Tiffany showed me the museum’s tiny corner devoted to the Jonesboro battle story, saying that locals really weren’t interested in either the battle or Gone With the Wind, only tourists, especially foreign ones. She was also forthright and irreverent about her version of Civil War and Southern history in general, asserting that the Confederacy’s General Hood was a fool, (living out his last years as a “drunk on a front porch”), that the Union’s General Sherman was indeed a rough prick (with slaves of his own via wife’s family in Missouri) and a war criminal; that Lincoln was also merciless—“a dictator, suspending habeas corpus.” Tiffany claimed that many Northerners were relieved when Lincoln was assassinated.

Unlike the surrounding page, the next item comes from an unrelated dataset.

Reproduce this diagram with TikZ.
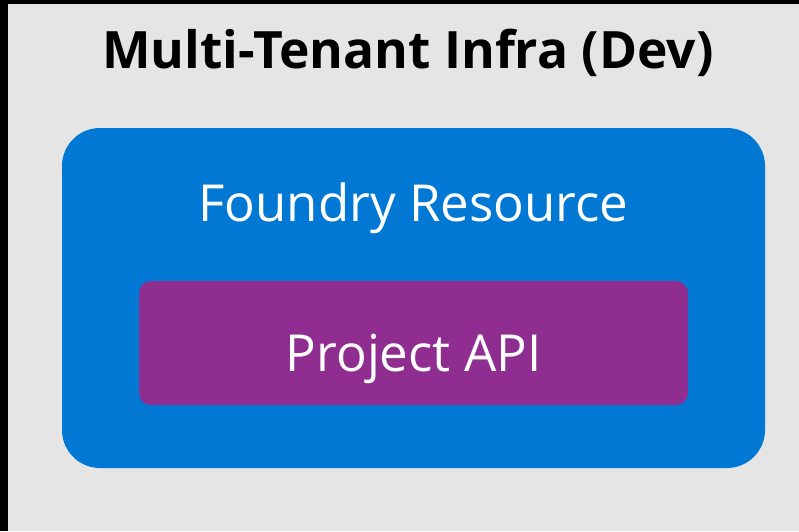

I returned to Tara Boulevard bit shocked at the town’s lack of concern for the battlefield. All museums engage in marketing one way or another, but I’d never seen such overt pandering, such shameless dumbing-down of history. Clayton County ignores our true shared past, speaking to our Hollywood hearts, not our brains. Heading back to Atlanta, I endured Tara’s ugly roadside again, wondering why we don’t give a damn, Scarlett, about living in sprawling commercial squalor while we idolize gracious country estates that never existed; why we cover our past—our sacred ground–under pawn shops, wig outlets, and funeral parlor parking lots.
I would soon find out that my own blood had a claim on that real estate.